Closed pitrou closed 7 years ago
Currently Path.resolve() raises FileNotFoundError when the path does not exist. Guido pointed out that it may more useful to resolve the path components until one doesn't exist, and then return the rest unchanged.
e.g. if /home/ points to /var/home/, Path("/home/antoine/toto") should resolve to Path("/var/home/antoine/toto") even if toto doesn't actually exist.
However, this makes the function less safe. Perhaps with a "strict" flag?
(note that POSIX realpath() fails with ENOENT if the file doesn't exist: http://pubs.opengroup.org/onlinepubs/9699919799/functions/realpath.html )
Hm, so we can choose to be more like POSIX realpath() or more like os.path.realpath(). I guess your original intuition was right. Close with no action is fine. If I need a partial real path I can always crawl up parents() until I find a path that does exist.
I think there's value in allowing the "less strict" behaviour with an optional arg, though. i.e.:
>>> Path('toto').resolve()
Traceback (most recent call last):
File "<stdin>", line 1, in <module>
File "/home/antoine/cpython/default/Lib/pathlib.py", line 1024, in resolve
s = self._flavour.resolve(self)
File "/home/antoine/cpython/default/Lib/pathlib.py", line 282, in resolve
target = accessor.readlink(cur)
File "/home/antoine/cpython/default/Lib/pathlib.py", line 372, in readlink
return os.readlink(path)
FileNotFoundError: [Errno 2] No such file or directory: '/home/antoine/cpython/default/toto'
>>> Path('toto').resolve(strict=False)
PosixPath('/home/antoine/cpython/default/toto')
Sure.
Here is the preliminary patch. Only tested on Linux. Later I'll test it on Windows.

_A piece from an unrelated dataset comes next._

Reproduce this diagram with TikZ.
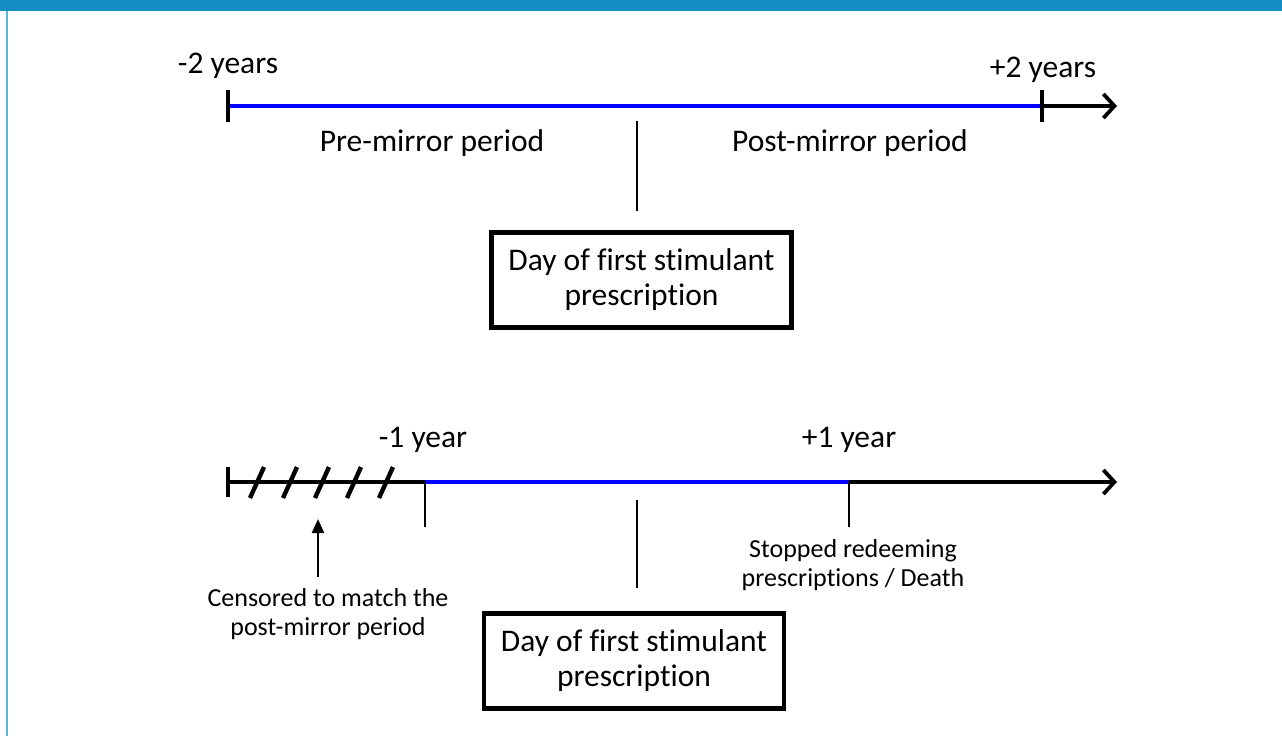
\documentclass[tikz,border=0pt]{standalone}
\usepackage{fontspec}
\setmainfont{Carlito}[Ligatures=NoCommon]
\usetikzlibrary{arrows.meta}

\tikzset{
  axis/.style={line width=4pt, -{Straight Barb[length=11pt,width=24pt,line width=3.8pt]}},
  period/.style={line width=4.6pt, blue},
  tickmark/.style={line width=4.8pt},
  hatch/.style={line width=4.4pt},
  marker/.style={line width=2.4pt},
  daybox/.style={draw, line width=4.2pt, align=center, minimum width=300pt, minimum height=95pt, font=\fontsize{31.5}{35}\selectfont},
  biglabel/.style={font=\fontsize{31.5}{35}\selectfont},
  smalllabel/.style={align=center, font=\fontsize{26}{29.5}\selectfont}
}
\definecolor{banner}{RGB}{20,140,196}
\definecolor{frameline}{RGB}{90,180,220}

\begin{document}
\begin{tikzpicture}[x=1pt,y=-1pt]
  \useasboundingbox (0,0) rectangle (1282,736);
  % Frame
  \fill[banner] (0,0) rectangle (1282,11);
  \draw[frameline, line width=2.5pt] (7,11) -- (7,736);

  % Timeline (Top)
  \coordinate (a1) at (228,106);
  \coordinate (b1) at (1042,106);
  \coordinate (e1) at (1117,106);
  \coordinate (m1) at (637,121);
  \draw[axis] (b1) -- (e1);
  \draw[period] (a1) -- (b1);
  \draw[tickmark] (228,90) -- (228,122);
  \draw[tickmark] (1042,90) -- (1042,122);
  \node[biglabel] (lft1) at (228,66) {-2 years};
  \node[biglabel] (rgt1) at (1043,70) {+2 years};
  \node[biglabel] (pre) at (432,143) {Pre-mirror period};
  \node[biglabel] (post) at (850,143) {Post-mirror period};
  \node[daybox] (day1) at (641.5,280) {Day of first stimulant\\prescription};
  \draw[marker] (m1) -- (m1 |- 0,211);

  % Timeline (Bottom)
  \coordinate (a2) at (228,482);
  \coordinate (c2) at (425,482);
  \coordinate (d2) at (849,482);
  \coordinate (e2) at (1117,482);
  \draw[axis] (a2) -- (e2);
  \draw[period] (c2) -- (d2);
  \draw[tickmark] (228,467) -- (228,497);
  \foreach \x in {257,290,322,354,386}
    \draw[hatch] (\x-7,498) -- (\x+7,467);
  \node[biglabel] (lft2) at (423,440) {-1 year};
  \node[biglabel] (rgt2) at (849,440) {+1 year};
  \draw[marker] (c2) -- ++(0,45);
  \draw[marker] (d2) -- ++(0,45);
  \node[smalllabel] (stop) at (853,565) {Stopped redeeming\\prescriptions / Death};
  \node[smalllabel] (cens) at (328,614) {Censored to match the\\post-mirror period};
  \draw[line width=2.2pt, -{Triangle[length=14pt,width=12pt]}] (cens.north -| 318,0) ++(0,-8) coordinate (cb) -- (318,519);
  \draw[marker] (637,500) -- (637,588);
  \node[daybox] (day2) at (634,661) {Day of first stimulant\\prescription};
\end{tikzpicture}
\end{document}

The readlink utility has different modes for canonization:
-f, --canonicalize
canonicalize by following every symlink in every component of the given name recursively; all but the last component must exist
-e, --canonicalize-existing
canonicalize by following every symlink in every component of the given name recursively, all components must exist
-m, --canonicalize-missing
canonicalize by following every symlink in every component of the given name recursively, without requirements on components existence
I think every mode has use cases.
I think every mode has use cases.
Probably, but which ones are the most likely? A ternary flag leads to a clumsier API than a simple binary flag.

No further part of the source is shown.